Passage 1 reads as follows:
TbD describes itself as “a consortium of regionally-accredited, adult-serving distance higher education institutions.” Participating institutions run the gamut of control (private for-profit, private not-for-profit, and public) and degree level (two-year, four-year, and exclusively graduate). A precise definition of TbD's eligibility pool is neither provided nor readily inferred. (p. 3)
In fact, our criteria for institutional eligibility are available on our website: an institution must possess regional accreditation; serve adult students; and operate some programs “at a distance,” which includes online, hybrid, competency-based, and flexible learning options. According to the US Dept. of Ed's website, <http://ope.ed.gov/accreditation/Search.aspx?6d6f64653d31267264743d31322f33302f3230313020353a30363a303420504d>, there are 2961 regionally accredited institutions in the US. Based on 2006–2007 data, the latest available from the National Center for Educational Statistics (<http://nces.ed.gov/fastfacts/display.asp?id=80>) on the percentage of institutions offering credit-granting distance education courses (65 percent), approximately 1925 institutions are eligible for TbD membership.
Passage 2:
TbD and VSA report student responses to a small subset of questions from the NSSE survey − 15 for TbD and 23 for VSA out of roughly 85 questions about the student experience. They also report results for seniors only, thereby excluding potentially important information about the first-year experience at the participating institutions.
As Transparency by Design is focused on adult learners, we chose to use a subset of the NSSE questions most relevant to their learning experiences. And we chose to give a snapshot of “seniors” (or graduating undergraduate students) because many adult students do not start and finish their degrees at the same institution, and many of our programs that serve adults do not have first-time, full-time freshman to include in the NSSE sample. At another time we should explore the fact that IPEDS numbers exclude more than half of collegiate learners by focusing on only first-time, full-time degree seekers.
Transparency by Design is a voluntary system of accountability, and our primary focus is on providing students with data to help them be informed consumers of higher education. We are less concerned with the first-year experience and more concerned with program outcomes, which we feel are of primary interest to prospective adult students.
Passage 3:
TbD does not provide any reference-group information, but it does report institution size and characteristics of enrolled students. (p. 4)
The institutional profiles on College Choices for Adults do provide institutional missions and academic models. We believe that other categorizations, such as Carnegie status, are not significant to our students.
Passage 4:
When the percentage summary approach is selected, a reasonable expectation would be to make the basis for collapsing responses readily available to users, so that we are informed and knowledgeable about what the numbers represent. At present neither TbD nor VSA provide this information. (p. 5)
McCormick is correct, and we have adjusted this on the College Choices for Adults by adding information to the definitions for these data items.
Passage 5:
Only TbD has a rudimentary comparison feature that produces a side-by-side display of results for a specified pair [my emphasis] of institutions. (p. 5)
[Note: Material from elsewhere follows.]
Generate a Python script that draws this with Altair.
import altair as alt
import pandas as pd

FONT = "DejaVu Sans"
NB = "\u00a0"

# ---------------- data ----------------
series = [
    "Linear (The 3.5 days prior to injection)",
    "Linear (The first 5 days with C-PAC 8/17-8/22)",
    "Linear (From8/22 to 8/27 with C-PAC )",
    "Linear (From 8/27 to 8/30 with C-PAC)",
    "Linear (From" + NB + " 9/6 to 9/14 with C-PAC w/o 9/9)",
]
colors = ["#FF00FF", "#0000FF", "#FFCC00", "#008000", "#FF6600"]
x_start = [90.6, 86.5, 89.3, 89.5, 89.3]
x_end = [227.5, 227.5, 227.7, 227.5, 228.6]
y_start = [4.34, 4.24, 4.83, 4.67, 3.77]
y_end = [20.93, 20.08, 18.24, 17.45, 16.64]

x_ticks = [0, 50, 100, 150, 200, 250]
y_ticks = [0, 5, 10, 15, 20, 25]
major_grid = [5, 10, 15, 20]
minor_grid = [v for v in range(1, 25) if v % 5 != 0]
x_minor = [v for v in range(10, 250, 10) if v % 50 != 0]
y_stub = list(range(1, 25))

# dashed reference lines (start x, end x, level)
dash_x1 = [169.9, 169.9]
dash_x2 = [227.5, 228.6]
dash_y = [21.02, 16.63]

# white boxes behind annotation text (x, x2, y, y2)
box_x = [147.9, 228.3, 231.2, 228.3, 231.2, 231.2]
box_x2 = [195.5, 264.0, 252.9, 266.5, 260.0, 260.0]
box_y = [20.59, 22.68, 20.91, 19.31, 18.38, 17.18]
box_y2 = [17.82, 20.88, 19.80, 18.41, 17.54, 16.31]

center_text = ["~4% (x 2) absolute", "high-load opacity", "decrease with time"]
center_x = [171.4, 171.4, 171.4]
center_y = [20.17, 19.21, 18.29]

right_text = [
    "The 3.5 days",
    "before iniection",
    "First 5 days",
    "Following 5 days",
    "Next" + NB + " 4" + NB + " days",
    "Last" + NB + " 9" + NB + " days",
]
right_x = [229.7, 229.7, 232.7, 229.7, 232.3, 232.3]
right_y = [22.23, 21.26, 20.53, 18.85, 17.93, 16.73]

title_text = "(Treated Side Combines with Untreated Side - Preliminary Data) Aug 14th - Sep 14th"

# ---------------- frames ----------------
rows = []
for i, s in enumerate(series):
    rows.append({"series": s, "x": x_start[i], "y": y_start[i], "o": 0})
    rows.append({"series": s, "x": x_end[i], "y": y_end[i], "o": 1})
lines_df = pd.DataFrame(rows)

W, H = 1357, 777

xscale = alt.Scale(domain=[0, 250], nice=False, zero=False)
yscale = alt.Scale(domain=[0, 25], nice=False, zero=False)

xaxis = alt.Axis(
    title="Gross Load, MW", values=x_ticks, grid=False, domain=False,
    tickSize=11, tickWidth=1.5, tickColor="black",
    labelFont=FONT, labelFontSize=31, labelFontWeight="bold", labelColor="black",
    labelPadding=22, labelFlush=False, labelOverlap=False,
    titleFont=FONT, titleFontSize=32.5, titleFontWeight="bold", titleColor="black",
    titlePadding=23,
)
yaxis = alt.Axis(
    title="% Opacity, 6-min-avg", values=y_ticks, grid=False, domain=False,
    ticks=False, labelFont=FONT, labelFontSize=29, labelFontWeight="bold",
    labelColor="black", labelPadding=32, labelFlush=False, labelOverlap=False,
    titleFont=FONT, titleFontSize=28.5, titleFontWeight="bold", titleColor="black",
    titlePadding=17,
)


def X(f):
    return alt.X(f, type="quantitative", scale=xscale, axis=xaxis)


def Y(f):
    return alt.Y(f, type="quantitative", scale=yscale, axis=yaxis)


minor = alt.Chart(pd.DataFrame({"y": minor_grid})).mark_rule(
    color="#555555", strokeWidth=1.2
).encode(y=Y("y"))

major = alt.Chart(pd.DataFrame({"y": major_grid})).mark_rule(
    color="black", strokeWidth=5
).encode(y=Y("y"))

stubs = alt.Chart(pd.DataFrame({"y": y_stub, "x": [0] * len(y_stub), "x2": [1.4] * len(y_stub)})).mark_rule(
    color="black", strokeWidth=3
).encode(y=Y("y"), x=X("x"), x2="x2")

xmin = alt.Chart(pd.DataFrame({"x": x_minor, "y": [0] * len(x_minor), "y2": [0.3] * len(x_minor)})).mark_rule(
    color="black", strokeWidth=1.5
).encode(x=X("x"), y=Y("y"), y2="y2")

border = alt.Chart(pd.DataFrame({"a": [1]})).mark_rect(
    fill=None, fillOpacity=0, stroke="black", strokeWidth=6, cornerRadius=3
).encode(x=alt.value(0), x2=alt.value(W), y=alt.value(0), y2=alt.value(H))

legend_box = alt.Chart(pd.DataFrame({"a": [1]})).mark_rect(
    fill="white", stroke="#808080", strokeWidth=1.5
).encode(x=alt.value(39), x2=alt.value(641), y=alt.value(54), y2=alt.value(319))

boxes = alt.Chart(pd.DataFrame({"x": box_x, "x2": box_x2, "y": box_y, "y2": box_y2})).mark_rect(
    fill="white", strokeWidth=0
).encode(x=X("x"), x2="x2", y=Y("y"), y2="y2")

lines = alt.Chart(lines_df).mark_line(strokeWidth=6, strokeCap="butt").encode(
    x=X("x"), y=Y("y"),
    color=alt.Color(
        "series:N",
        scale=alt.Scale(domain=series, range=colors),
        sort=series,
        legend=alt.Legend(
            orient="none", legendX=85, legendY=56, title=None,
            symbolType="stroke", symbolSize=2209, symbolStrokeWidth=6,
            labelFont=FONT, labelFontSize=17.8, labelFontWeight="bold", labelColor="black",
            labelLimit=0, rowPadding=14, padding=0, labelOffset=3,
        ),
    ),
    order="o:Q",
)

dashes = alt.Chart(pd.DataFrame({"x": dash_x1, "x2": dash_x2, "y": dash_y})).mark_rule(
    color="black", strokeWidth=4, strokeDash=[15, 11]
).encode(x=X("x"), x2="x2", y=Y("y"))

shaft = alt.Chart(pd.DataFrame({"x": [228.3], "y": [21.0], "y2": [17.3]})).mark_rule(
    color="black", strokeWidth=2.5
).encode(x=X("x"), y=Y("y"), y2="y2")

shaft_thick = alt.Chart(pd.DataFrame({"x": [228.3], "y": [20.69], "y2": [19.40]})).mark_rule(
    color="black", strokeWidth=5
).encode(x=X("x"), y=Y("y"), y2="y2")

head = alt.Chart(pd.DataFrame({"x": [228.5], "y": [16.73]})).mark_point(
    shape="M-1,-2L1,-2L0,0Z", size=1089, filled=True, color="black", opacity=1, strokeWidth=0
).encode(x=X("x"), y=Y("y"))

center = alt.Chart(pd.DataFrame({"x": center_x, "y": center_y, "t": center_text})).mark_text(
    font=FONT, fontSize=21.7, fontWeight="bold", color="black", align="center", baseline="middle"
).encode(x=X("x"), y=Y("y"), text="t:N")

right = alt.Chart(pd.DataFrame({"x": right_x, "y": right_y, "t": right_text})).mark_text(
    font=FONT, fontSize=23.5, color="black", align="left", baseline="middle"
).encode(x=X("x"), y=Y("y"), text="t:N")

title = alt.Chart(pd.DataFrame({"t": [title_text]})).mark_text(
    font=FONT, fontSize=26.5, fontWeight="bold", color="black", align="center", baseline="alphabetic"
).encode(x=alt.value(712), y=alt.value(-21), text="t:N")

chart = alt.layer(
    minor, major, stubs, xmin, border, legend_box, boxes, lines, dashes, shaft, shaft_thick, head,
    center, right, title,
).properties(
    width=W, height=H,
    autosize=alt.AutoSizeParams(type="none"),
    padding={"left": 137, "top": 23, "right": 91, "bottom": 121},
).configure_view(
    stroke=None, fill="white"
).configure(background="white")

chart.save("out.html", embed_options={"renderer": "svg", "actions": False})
This is a small point of pride for us (and the web development team), and the comparison function on the College Choices for Adults website has been expanded to allow students to choose up to three institutions to compare. The user interface has been improved as well. I should point out that the comparisons are not “specified” by the site; instead, students choose which institutions or programs they would like to compare.
Passage 6:
A similar logic applies to TbD, albeit for a far smaller and more narrowly defined group of institutions. While TbD might be dismissed for its small size and hodgepodge of institutional types, it represents an aggressive move by a group of institutions that struggle for legitimacy against mainstream higher education (and also against the largest institution that serves their self-proclaimed market niche – the University of Phoenix – which is notably absent from the group). It seems clear that they are using the initiative to make a strong statement about their members' commitment to transparency – one that might invite questions about the information that mainstream institutions make available.
We appreciate McCormick's characterization of us “aggressive,” which we take as a compliment. But our membership requirements are more broadly based than he supposes (see the comments on Passage 1). Our membership numbers are not larger because many institutions struggle to make the commitment to publishing our one set of required data – program-level learning outcomes, measures of those outcomes, and recent results of those measures.
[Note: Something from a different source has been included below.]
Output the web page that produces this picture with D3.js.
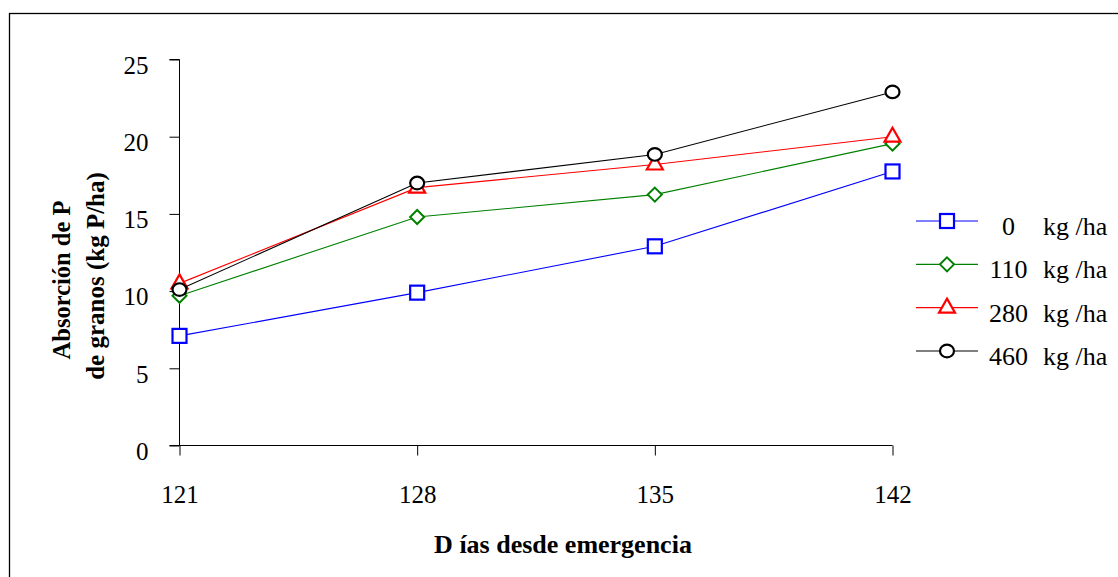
<!DOCTYPE html>
<html>
<head>
<meta charset="utf-8">
<script src="https://cdn.jsdelivr.net/npm/d3@7"></script>
<style>
  html, body { margin: 0; padding: 0; background: #fff; }
  svg { display: block; font-family: "Liberation Serif", "Times New Roman", serif; }
</style>
</head>
<body>
<svg id="chart" width="1118" height="577"></svg>
<script>
// ---- data ----
const days = [121, 128, 135, 142];
const seriesNames = ["0", "110", "280", "460"];
const unitLabel = "kg /ha";
const vals0   = [7.1, 9.9, 12.9, 17.75];
const vals110 = [9.7, 14.8, 16.25, 19.55];
const vals280 = [10.5, 16.7, 18.2, 20.0];
const vals460 = [10.1, 17.0, 18.85, 22.9];
const yTicks = [0, 5, 10, 15, 20, 25];
const yTitle1 = "Absorción de P";
const yTitle2 = "de granos (kg P/ha)";
const xTitle = "D ías desde emergencia";

const series = [
  { name: seriesNames[0], values: vals0,   color: "#0000ff", shape: "square" },
  { name: seriesNames[1], values: vals110, color: "#008000", shape: "diamond" },
  { name: seriesNames[2], values: vals280, color: "#ff0000", shape: "triangle" },
  { name: seriesNames[3], values: vals460, color: "#000000", shape: "circle" }
];

const FONT = "Liberation Serif, Times New Roman, serif";
const svg = d3.select("#chart");

// outer frame
svg.append("rect").attr("x", 9.5).attr("y", 13.5).attr("width", 1120).attr("height", 600)
  .attr("fill", "none").attr("stroke", "#000").attr("stroke-width", 1.3);

const x = d3.scalePoint().domain(days).range([179.5, 892.5]);
const y = d3.scaleLinear().domain([0, 25]).range([445.5, 59.5]);

// y axis
const yAxis = d3.axisLeft(y).tickValues(yTicks).tickSize(10).tickPadding(21);
const gy = svg.append("g").attr("transform", "translate(179.5,0)").call(yAxis);
gy.select(".domain").attr("d", `M-10,${y(25)}H0V${y(0)}`).attr("stroke", "#000");
gy.selectAll("text").attr("font-size", 25).attr("fill", "#000").attr("dy", "0.55em")
  .attr("font-family", FONT);

// x axis
const xAxis = d3.axisBottom(x).tickSize(10).tickPadding(30);
const gx = svg.append("g").attr("transform", "translate(0,445.5)").call(xAxis);
gx.select(".domain").attr("d", `M169.5,0H${x(142)}`).attr("stroke", "#000");
gx.selectAll("text").attr("font-size", 25).attr("fill", "#000")
  .attr("font-family", FONT);

// axis titles
svg.append("text").attr("transform", "translate(70,280) rotate(-90)")
  .attr("text-anchor", "middle").attr("font-weight", "bold").attr("font-size", 24.5)
  .text(yTitle1);
svg.append("text").attr("transform", "translate(104,276) rotate(-90)")
  .attr("text-anchor", "middle").attr("font-weight", "bold").attr("font-size", 25)
  .text(yTitle2);
svg.append("text").attr("x", 563).attr("y", 553)
  .attr("text-anchor", "middle").attr("font-weight", "bold").attr("font-size", 26)
  .text(xTitle);

function drawMarker(g, shape, cx, cy, color) {
  if (shape === "square") {
    g.append("rect").attr("x", cx - 7).attr("y", cy - 7).attr("width", 14).attr("height", 14)
      .attr("fill", "#fff").attr("stroke", color).attr("stroke-width", 2.2);
  } else if (shape === "diamond") {
    g.append("path").attr("d", `M${cx},${cy-7}L${cx+7},${cy}L${cx},${cy+7}L${cx-7},${cy}Z`)
      .attr("fill", "#fff").attr("stroke", color).attr("stroke-width", 2);
  } else if (shape === "triangle") {
    g.append("path").attr("d", `M${cx},${cy-9}L${cx+8},${cy+5}L${cx-8},${cy+5}Z`)
      .attr("fill", "#fff").attr("stroke", color).attr("stroke-width", 2.2);
  } else {
    g.append("ellipse").attr("cx", cx).attr("cy", cy).attr("rx", 7).attr("ry", 6.3)
      .attr("fill", "#fff").attr("stroke", color).attr("stroke-width", 2.2);
  }
}

const line = d3.line().x((d, i) => x(days[i])).y(d => y(d));
series.forEach(s => {
  const g = svg.append("g");
  g.append("path").datum(s.values).attr("d", line)
    .attr("fill", "none").attr("stroke", s.color).attr("stroke-width", 1.1);
  s.values.forEach((v, i) => drawMarker(g, s.shape, x(days[i]), y(v), s.color));
});

// legend
const legY = d3.scalePoint().domain(seriesNames).range([221, 351]);
series.forEach(s => {
  const g = svg.append("g");
  const ly = legY(s.name);
  g.append("line").attr("x1", 916).attr("x2", 978).attr("y1", ly).attr("y2", ly)
    .attr("stroke", s.color).attr("stroke-width", 1.1);
  drawMarker(g, s.shape, 947, ly, s.color);
  g.append("text").attr("x", 1008.5).attr("y", ly + 14).attr("text-anchor", "middle")
    .attr("font-size", 26).text(s.name);
  g.append("text").attr("x", 1043).attr("y", ly + 14).attr("font-size", 26).text(unitLabel);
});
</script>
</body>
</html>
While that difficulty has slowed institutional adoption, it is at the heart of what makes TbD valuable in the transparency arena. We accept the challenge of encouraging institutions to make a commitment to measuring program outcomes and reporting them to the general public. In that spirit, we again express our appreciation for the attention you have offered to our efforts, and we provide these comments in that same spirit.
(TbD's website, College Choices for Adults, can be found at <www.collegechoiceforadults.org>.)